Your instinct is right. There is absolutely no benefit to offending anyone. It does not help at all.
What you need to do is reframe the “negative” into something that is palatable, that can be received without triggering the person.
To be at ease with this technique is not about memorizing a word or phrase. It is about the ability to fully understand the source of the personality trait, the person’s history, the person’s fear, the person’s aberration.
If you understand those things, then you can articulate what you need to communicate in a thoughtful way that says, “I understand you. I’m not judging you. This is how it may play out in your life.”
One key approach is to phrase a difficult statement in a question, a question that you suspect they can answer “yes” to – that is where you get their agreement, their buy-in to what you are presenting.
Two such questions to keep ready are: “Do you recognize this?” and “Does this ever happen?”
To help you understand this approach in real situations, I am going to use three traits you probably will encounter a lot: Fear of Success, Domineering, and Lying.
Fear of Success
The first step is to really understand what the trait is and what it means in a person’s life.
If you tell a person that they have Fear of Success, you will probably get some opposition. They will probably flat out disagree.
In our culture, we are taught that success is important. It is something most everyone consciously strives for; so, if you tell someone straight out that they have Fear of Success, you are suggesting something that they consciously feel they are doing the opposite.
They probably believe they are eager for success.
So, think about what the trait actually means.
With Fear of Success, you find that they fail to cross the finish line.
Perhaps as they near a goal a crisis happens.
With that in mind you could present Fear of Success in this way:
“You know, it seems like when you get close to achieving a particularly important goal, a crisis happens or disaster happens, and for some reason you do not reach that goal. Have you noticed as you get close to certain targets, you come up short?”
In my experience, when I phrase Fear of Success in those terms, people will usually recognize what I am talking about and agree.
They’ll ask, “Why do I do that?” and “Why do I self-sabotage?” and “Why do these things happen to me?”

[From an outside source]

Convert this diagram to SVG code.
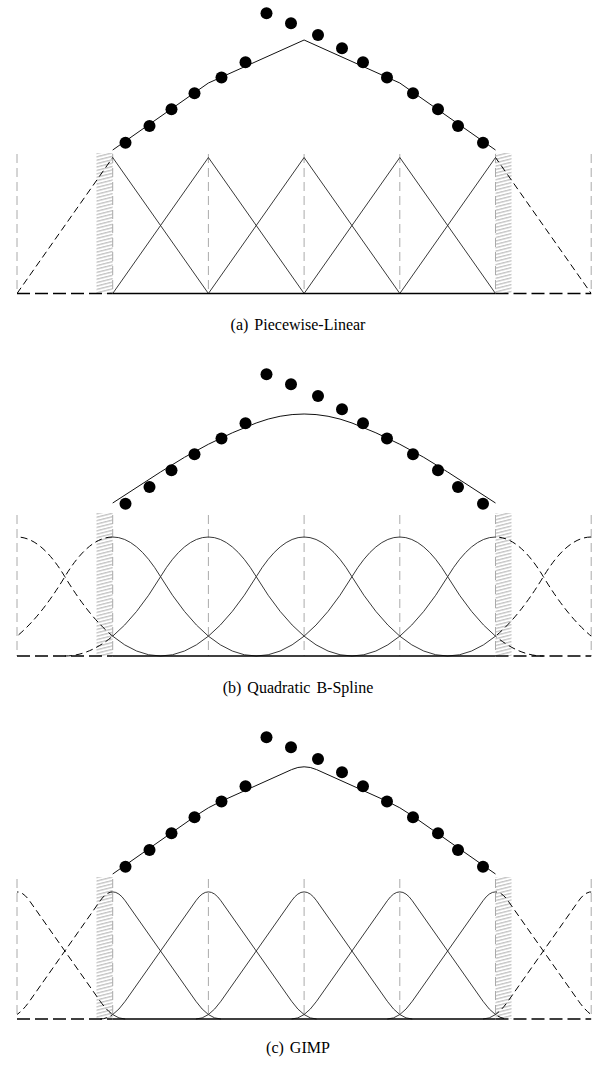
<svg xmlns="http://www.w3.org/2000/svg" xmlns:xlink="http://www.w3.org/1999/xlink" width="595" height="1066" viewBox="0 0 595 1066">
<style>
.solid{fill:none;stroke:#222;stroke-width:0.9}
.dash{fill:none;stroke:#000;stroke-width:1;stroke-dasharray:7 4}
.fit{fill:none;stroke:#111;stroke-width:1}
.grid{stroke:#aaa;stroke-width:1;stroke-dasharray:9 5;fill:none}
.base{stroke:#000;stroke-width:1.6;fill:none}
.based{stroke:#000;stroke-width:1.6;fill:none;stroke-dasharray:13 5}
.hatch{fill:url(#hatch)}
.dot{fill:#000}
.cap{font-family:"Liberation Serif","Times New Roman",serif;font-size:16px;word-spacing:2px;fill:#000;text-anchor:middle}
</style>
<defs>
<pattern id="hatch" patternUnits="userSpaceOnUse" width="16" height="3.4" patternTransform="skewY(-14)">
<rect x="0" y="0" width="16" height="1.4" fill="#c4c4c4"/>
</pattern>
<clipPath id="inner"><rect x="112.7" y="0" width="382.8" height="1066"/></clipPath>
<clipPath id="outer"><rect x="17" y="0" width="95.7" height="1066"/><rect x="495.5" y="0" width="95.7" height="1066"/></clipPath>
<g id="dots">
<circle class="dot" cx="125.5" cy="142.7" r="6"/>
<circle class="dot" cx="149.5" cy="126" r="6"/>
<circle class="dot" cx="171.5" cy="109.2" r="6"/>
<circle class="dot" cx="194.5" cy="93.3" r="6"/>
<circle class="dot" cx="221.5" cy="77.5" r="6"/>
<circle class="dot" cx="245.5" cy="62.3" r="6"/>
<circle class="dot" cx="266.5" cy="13.3" r="6"/>
<circle class="dot" cx="291" cy="23.3" r="6"/>
<circle class="dot" cx="318" cy="35" r="6"/>
<circle class="dot" cx="342" cy="48.3" r="6"/>
<circle class="dot" cx="363" cy="62.3" r="6"/>
<circle class="dot" cx="387" cy="77.5" r="6"/>
<circle class="dot" cx="413" cy="93.3" r="6"/>
<circle class="dot" cx="438" cy="109.2" r="6"/>
<circle class="dot" cx="458" cy="126" r="6"/>
<circle class="dot" cx="483" cy="142.7" r="6"/>
</g>
<g id="trisA">
<path d="M17,293.5 L112.7,157.5 L208.4,293.5"/>
<path d="M112.7,293.5 L208.4,157.5 L304.1,293.5"/>
<path d="M208.4,293.5 L304.1,157.5 L399.8,293.5"/>
<path d="M304.1,293.5 L399.8,157.5 L495.5,293.5"/>
<path d="M399.8,293.5 L495.5,157.5 L591.2,293.5"/>
</g>
<g id="bsB">
<path d="M-126.6,656 Q-78.7,656 -30.85,576.7 Q17,497.3 64.85,576.7 Q112.7,656 160.6,656"/>
<path d="M-30.9,656 Q17,656 64.85,576.7 Q112.7,497.3 160.55,576.7 Q208.4,656 256.3,656"/>
<path d="M64.8,656 Q112.7,656 160.55,576.7 Q208.4,497.3 256.25,576.7 Q304.1,656 352,656"/>
<path d="M160.5,656 Q208.4,656 256.25,576.7 Q304.1,497.3 351.95,576.7 Q399.8,656 447.7,656"/>
<path d="M256.2,656 Q304.1,656 351.95,576.7 Q399.8,497.3 447.65,576.7 Q495.5,656 543.4,656"/>
<path d="M351.9,656 Q399.8,656 447.65,576.7 Q495.5,497.3 543.35,576.7 Q591.2,656 639.1,656"/>
<path d="M447.6,656 Q495.5,656 543.35,576.7 Q591.2,497.3 639.05,576.7 Q687,656 734.8,656"/>
</g>
<g id="gC">
<path d="M-91.2,1019 Q-78.7,1019 -66.2,1001.24 L4.5,900.76 Q17,883 29.5,900.76 L100.2,1001.24 Q112.7,1019 125.2,1019"/>
<path d="M4.5,1019 Q17,1019 29.5,1001.24 L100.2,900.76 Q112.7,883 125.2,900.76 L195.9,1001.24 Q208.4,1019 220.9,1019"/>
<path d="M100.2,1019 Q112.7,1019 125.2,1001.24 L195.9,900.76 Q208.4,883 220.9,900.76 L291.6,1001.24 Q304.1,1019 316.6,1019"/>
<path d="M195.9,1019 Q208.4,1019 220.9,1001.24 L291.6,900.76 Q304.1,883 316.6,900.76 L387.3,1001.24 Q399.8,1019 412.3,1019"/>
<path d="M291.6,1019 Q304.1,1019 316.6,1001.24 L387.3,900.76 Q399.8,883 412.3,900.76 L483,1001.24 Q495.5,1019 508,1019"/>
<path d="M387.3,1019 Q399.8,1019 412.3,1001.24 L483,900.76 Q495.5,883 508,900.76 L578.7,1001.24 Q591.2,1019 603.7,1019"/>
<path d="M483,1019 Q495.5,1019 508,1001.24 L578.7,900.76 Q591.2,883 603.7,900.76 L674.4,1001.24 Q686.9,1019 699.4,1019"/>
</g>
</defs>

<!-- Panel (a) -->
<g id="panel-a">
<rect class="hatch" x="96.5" y="153" width="16.2" height="140.5"/>
<rect class="hatch" x="495.5" y="153" width="16" height="140.5"/>
<path class="grid" d="M17,154 V293.5 M112.7,154 V293.5 M208.4,154 V293.5 M304.1,154 V293.5 M399.8,154 V293.5 M495.5,154 V293.5 M591.2,154 V293.5"/>
<use xlink:href="#trisA" class="solid" clip-path="url(#inner)"/>
<use xlink:href="#trisA" class="dash" clip-path="url(#outer)"/>
<path class="based" d="M17,293.5 H112.7 M495.5,293.5 H591.2"/>
<path class="base" d="M112.7,293.5 H495.5"/>
<path class="fit" d="M112.7,150 L208.4,83 L304.1,40 L399.8,83 L495.5,150"/>
<use xlink:href="#dots"/>
<text class="cap" x="298" y="330">(a) Piecewise-Linear</text>
</g>

<!-- Panel (b) -->
<g id="panel-b">
<rect class="hatch" x="96.5" y="513" width="16.2" height="143"/>
<rect class="hatch" x="495.5" y="513" width="16" height="143"/>
<path class="grid" d="M17,515 V656 M112.7,515 V656 M208.4,515 V656 M304.1,515 V656 M399.8,515 V656 M495.5,515 V656 M591.2,515 V656"/>
<use xlink:href="#bsB" class="solid" clip-path="url(#inner)"/>
<use xlink:href="#bsB" class="dash" clip-path="url(#outer)"/>
<path class="based" d="M17,656 H112.7 M495.5,656 H591.2"/>
<path class="base" d="M112.7,656 H495.5"/>
<path class="fit" d="M112.7,503 Q136.6,487.5 160.5,472 Q208.4,441 256.2,423 Q304.1,405 352,423 Q399.8,441 447.7,472 Q471.6,487.5 495.5,503"/>
<use xlink:href="#dots" y="361"/>
<text class="cap" x="298" y="693">(b) Quadratic B-Spline</text>
</g>

<!-- Panel (c) -->
<g id="panel-c">
<rect class="hatch" x="96.5" y="877" width="16.2" height="142"/>
<rect class="hatch" x="495.5" y="877" width="16" height="142"/>
<path class="grid" d="M17,879 V1019 M112.7,879 V1019 M208.4,879 V1019 M304.1,879 V1019 M399.8,879 V1019 M495.5,879 V1019 M591.2,879 V1019"/>
<use xlink:href="#gC" class="solid" clip-path="url(#inner)"/>
<use xlink:href="#gC" class="dash" clip-path="url(#outer)"/>
<path class="based" d="M17,1019 H112.7 M495.5,1019 H591.2"/>
<path class="base" d="M112.7,1019 H495.5"/>
<path class="fit" d="M112.7,874 L195.9,815.75 Q208.4,807 220.9,801.4 L291.6,769.6 Q304.1,764 316.6,769.6 L387.3,801.4 Q399.8,807 412.3,815.75 L495.5,874"/>
<use xlink:href="#dots" y="724"/>
<text class="cap" x="298" y="1053">(c) GIMP</text>
</g>
</svg>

Then, you have your opening. Then, you can explain the dynamics of how most people are attracted toward pleasure and some are motivated away from pain.
The Fear of Success has sort of a dual connection.
Either the idea of success is painful for a person and they avoid it, or the idea of failure has pleasure associated with it.
Success can become associated with pain in many ways. Perhaps they succeeded in something important by beating a friend and lost that friendship.
It may be harder to think of an example of how failure can have pleasure associated with it. One possibility could be a child getting an ice cream cone for coming in third place.
If your family rewarded you for failing as a child, then you may have gotten more love and affection for failing than you did for succeeding. That could be some of the dynamic as to what created that connection between failure and a better way to survive (one with more love in it).
When you find indicators of a person being Domineering, you may wonder, “How in the world can I tell someone he’s an obnoxious, pushy jerk without actually offending him?”
It seems impossible.
But, go back to what Domineering actually is and when and how it might be useful for survival or better survival. A person with a useful character trait is going to feel good about having it.
A person who is Domineering is dominant and wants to be in charge. Where might that be useful? If you are a CEO, you might want to be the dominant, in-charge person. You could see it as a positive, useful characteristic in that context.
Most people who are Domineering actually think of themselves as leaders.
And, most people who are Domineering have a belief that they are the most competent person in the room and that other people are idiots.
So, let’s soften that information by asking a question.
You can soften it further by asking permission to ask a question. It looks like this: “I see that your handwriting shows Domineering. This usually means that you need to have control; so, I’m just wondering… can I ask you a question?”
“I’m just wondering… can I ask you a question?” is a fantastic softener or introduction. You get their agreement here in this question. (They have to say “yes” for you to proceed and reveal more information about them.)
Then, you can continue to get to the real core of what is going on.
You could also ask “Would you mind if I ask you a question?”
Then, you can continue, “What happened in your past that made you feel that being in charge was really the safest place for you to be? Are you a born leader, or did something specific happen?”
See how they would see that question as containing a compliment?
If you can get agreement and compliment them on who they are, you are likely to really open them up to what comes next.
You can also refer to this trait simply as “lying.”
This is another one of those “uh oh” moments in handwriting analysis where beginners often despair at how to share that information.
You don’t want to use a euphemism like, “You sometimes stretch the truth” because that could still feel insulting.
So, I usually combine directness with a possible rationale like this: “I don’t know how to say this diplomatically…. You have a fear of being totally honest with people. Because of this fear of retribution, you are going to tell little white lies once in a while.”
By saying, “You have a fear that other people should not be told the truth because they’re going to react poorly” you are giving an underlying rationale.
You suggest an underlying fear that may be the reason for their Intentional Deceit.
When I approach lying in this way, I invariably get “Oh my God! You are so right!”
People admit it. They know they make things up.
But, if you had called them a “big, fat liar,” that would be offensive and you could not move forward with a productive conversation.
Every seemingly negative trait has an underlying basis for its appearance in a personality connected to that person’s survival which can be couched in positive terms.
When you encounter traits that can be viewed as less than positive, shift mode from information sharing to information gathering.
Ask questions that will elicit a positive response.
Think about how the person with the trait could see the trait as positive and compliment them if you can.
By asking these questions, your subjects will feel known rather than judged, and you will then be able to continue with productive conversation with them.